Following the New York Times’ anti-evolution op ed piece by Michael Behe two weeks ago, (debunked here and here), today’s magazine editorial by Jim Holt sets the record straight, to an extent. Holt asks the question, if there was a designer, was he any good at his job? The answer clearly is no, and he gives a couple of examples:
In mammals, for instance, the recurrent laryngeal nerve does not go directly from the cranium to the larynx, the way any competent engineer would have arranged it. Instead, it extends down the neck to the chest, loops around a lung ligament and then runs back up the neck to the larynx. In a giraffe, that means a 20-foot length of nerve where 1 foot would have done.
(Snip)
Perhaps 99 percent of the species that have existed have died out. Darwinism has no problem with this, because random variation will inevitably produce both fit and unfit individuals. But what sort of designer would have fashioned creatures so out of sync with their environments that they were doomed to extinction?
(Snip)
Fewer than one-third of (human) conceptions culminate in live births. The rest end prematurely, either in early gestation or by miscarriage.
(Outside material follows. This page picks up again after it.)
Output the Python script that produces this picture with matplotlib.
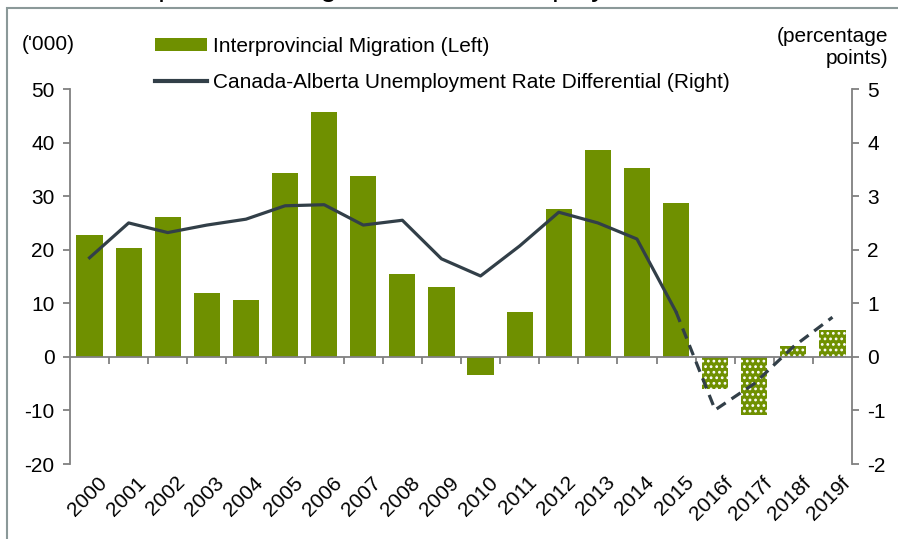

Nature appears to be an avid abortionist, which ought to trouble Christians who believe in both original sin and the doctrine that a human being equipped with a soul comes into existence at conception.
Of course, there are numerous examples of what looks like really bad design in nature. This is a major problem for proponents of intelligent design that no amount of waffling about irreducible complexity will make go away.